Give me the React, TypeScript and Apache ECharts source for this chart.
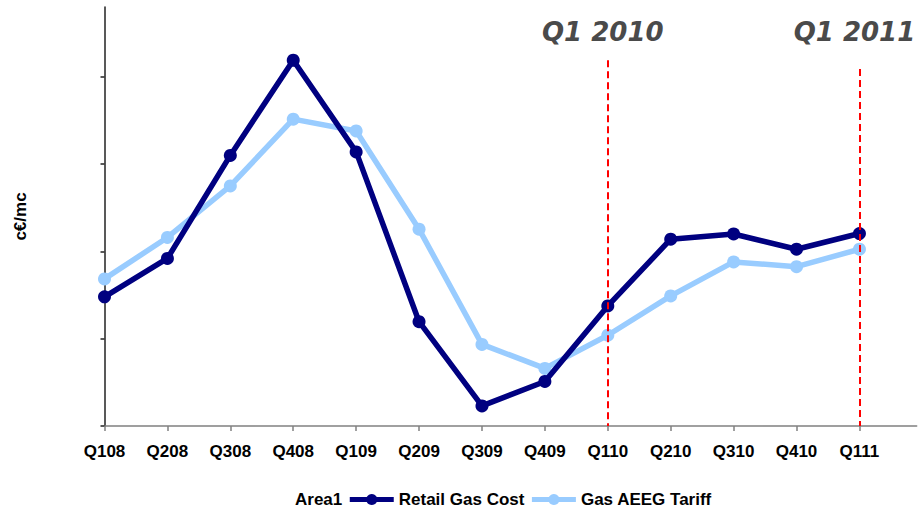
= = =
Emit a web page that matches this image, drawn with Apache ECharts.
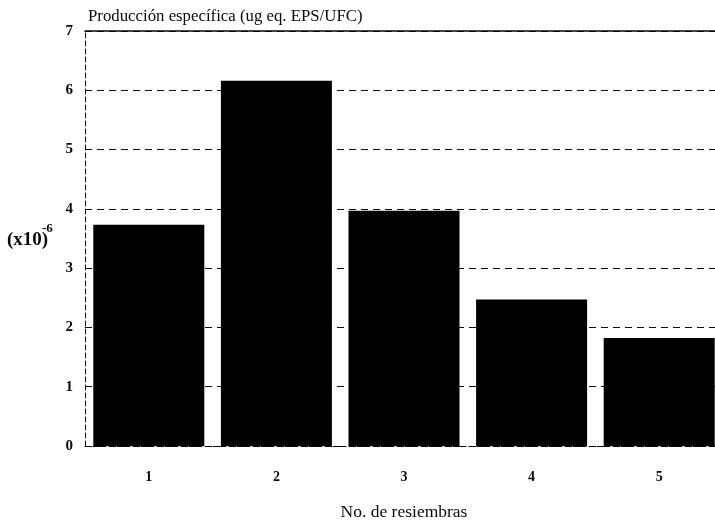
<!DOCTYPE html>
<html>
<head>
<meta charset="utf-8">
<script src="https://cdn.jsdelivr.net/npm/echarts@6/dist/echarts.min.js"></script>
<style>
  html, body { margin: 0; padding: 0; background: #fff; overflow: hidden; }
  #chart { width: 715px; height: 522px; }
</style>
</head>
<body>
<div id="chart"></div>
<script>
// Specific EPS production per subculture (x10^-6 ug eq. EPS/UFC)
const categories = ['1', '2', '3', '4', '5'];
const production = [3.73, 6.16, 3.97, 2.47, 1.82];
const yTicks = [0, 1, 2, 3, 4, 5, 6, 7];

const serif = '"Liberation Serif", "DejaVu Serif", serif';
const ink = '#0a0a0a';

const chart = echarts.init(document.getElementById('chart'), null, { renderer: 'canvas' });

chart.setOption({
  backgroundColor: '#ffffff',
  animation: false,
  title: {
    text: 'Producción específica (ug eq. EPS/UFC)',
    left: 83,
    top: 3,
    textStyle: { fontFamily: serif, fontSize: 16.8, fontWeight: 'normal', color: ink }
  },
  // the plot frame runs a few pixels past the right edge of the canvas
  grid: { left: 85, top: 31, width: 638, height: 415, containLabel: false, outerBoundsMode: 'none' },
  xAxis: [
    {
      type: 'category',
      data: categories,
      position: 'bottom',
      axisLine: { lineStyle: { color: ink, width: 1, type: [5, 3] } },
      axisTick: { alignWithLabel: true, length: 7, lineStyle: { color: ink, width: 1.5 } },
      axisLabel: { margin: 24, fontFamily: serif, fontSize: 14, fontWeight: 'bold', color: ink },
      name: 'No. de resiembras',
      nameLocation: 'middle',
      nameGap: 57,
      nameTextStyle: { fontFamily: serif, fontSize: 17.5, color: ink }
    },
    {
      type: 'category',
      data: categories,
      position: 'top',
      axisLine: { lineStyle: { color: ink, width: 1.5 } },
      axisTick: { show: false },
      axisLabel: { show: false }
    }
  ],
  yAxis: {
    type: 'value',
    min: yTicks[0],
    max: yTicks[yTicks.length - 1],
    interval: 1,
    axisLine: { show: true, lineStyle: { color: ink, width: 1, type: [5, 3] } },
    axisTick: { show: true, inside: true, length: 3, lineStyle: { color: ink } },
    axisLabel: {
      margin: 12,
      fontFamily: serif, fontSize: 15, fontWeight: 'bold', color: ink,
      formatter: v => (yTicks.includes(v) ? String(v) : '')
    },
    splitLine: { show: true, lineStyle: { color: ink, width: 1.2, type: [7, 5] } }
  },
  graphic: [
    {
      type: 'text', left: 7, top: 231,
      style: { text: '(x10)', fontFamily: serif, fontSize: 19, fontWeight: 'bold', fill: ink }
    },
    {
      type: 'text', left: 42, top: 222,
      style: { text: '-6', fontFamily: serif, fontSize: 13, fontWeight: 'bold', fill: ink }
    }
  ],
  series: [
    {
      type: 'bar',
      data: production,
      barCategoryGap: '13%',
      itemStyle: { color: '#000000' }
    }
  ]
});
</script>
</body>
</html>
= = =
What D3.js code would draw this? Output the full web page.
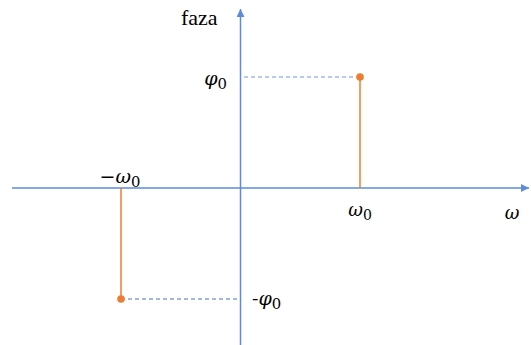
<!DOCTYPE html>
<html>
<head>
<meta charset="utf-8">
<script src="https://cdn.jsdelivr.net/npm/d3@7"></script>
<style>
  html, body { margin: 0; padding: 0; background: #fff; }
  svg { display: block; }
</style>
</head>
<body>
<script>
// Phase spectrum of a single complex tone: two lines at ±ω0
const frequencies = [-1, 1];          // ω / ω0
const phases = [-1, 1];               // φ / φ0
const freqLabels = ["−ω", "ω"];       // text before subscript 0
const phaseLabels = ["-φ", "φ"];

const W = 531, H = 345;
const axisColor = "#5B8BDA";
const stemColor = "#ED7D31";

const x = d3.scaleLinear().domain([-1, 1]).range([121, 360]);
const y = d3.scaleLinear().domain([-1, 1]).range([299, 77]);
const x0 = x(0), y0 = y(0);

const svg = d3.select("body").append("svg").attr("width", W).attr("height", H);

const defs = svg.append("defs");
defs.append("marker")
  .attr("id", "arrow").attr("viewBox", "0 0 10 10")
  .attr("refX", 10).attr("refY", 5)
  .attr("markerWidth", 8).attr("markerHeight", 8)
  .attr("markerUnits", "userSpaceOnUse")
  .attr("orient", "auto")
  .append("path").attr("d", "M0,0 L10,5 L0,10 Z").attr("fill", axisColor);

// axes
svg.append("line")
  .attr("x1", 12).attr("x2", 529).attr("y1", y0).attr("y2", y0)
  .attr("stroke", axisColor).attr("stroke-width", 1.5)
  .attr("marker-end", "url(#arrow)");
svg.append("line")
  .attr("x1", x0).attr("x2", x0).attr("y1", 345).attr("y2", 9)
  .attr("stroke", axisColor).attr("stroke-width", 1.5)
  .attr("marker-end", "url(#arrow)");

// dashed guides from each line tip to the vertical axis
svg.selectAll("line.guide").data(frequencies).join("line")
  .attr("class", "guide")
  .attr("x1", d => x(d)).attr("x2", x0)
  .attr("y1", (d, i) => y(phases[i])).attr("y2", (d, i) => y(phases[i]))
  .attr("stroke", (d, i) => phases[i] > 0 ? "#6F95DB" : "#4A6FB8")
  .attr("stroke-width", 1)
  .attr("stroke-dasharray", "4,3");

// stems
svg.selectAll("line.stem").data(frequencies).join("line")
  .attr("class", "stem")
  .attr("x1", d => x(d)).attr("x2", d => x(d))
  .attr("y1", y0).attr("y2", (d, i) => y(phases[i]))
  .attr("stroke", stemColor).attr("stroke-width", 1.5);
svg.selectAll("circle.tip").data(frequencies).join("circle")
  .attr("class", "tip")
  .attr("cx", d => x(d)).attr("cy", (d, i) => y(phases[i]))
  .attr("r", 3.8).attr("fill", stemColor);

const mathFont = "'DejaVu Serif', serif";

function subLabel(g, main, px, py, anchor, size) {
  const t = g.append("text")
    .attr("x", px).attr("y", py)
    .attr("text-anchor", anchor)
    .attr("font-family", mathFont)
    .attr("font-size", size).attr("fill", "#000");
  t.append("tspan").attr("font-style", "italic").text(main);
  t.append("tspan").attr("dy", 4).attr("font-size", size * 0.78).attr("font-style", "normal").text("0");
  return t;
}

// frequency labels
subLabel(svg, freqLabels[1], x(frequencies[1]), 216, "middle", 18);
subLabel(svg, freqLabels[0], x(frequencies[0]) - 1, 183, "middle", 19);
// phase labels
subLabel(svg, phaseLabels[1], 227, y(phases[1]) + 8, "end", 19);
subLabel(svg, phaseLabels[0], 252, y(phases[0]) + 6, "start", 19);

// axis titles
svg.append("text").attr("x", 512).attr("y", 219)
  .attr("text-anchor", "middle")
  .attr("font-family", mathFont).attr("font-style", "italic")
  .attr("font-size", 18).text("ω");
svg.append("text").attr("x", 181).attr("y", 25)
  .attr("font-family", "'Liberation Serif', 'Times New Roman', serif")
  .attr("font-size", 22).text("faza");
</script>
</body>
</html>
= = =
→ PROBLEM DESCRIPTION:
Among the entries, how many lines contain the string "this"? Give the number without anything else.

→ RESULT:
3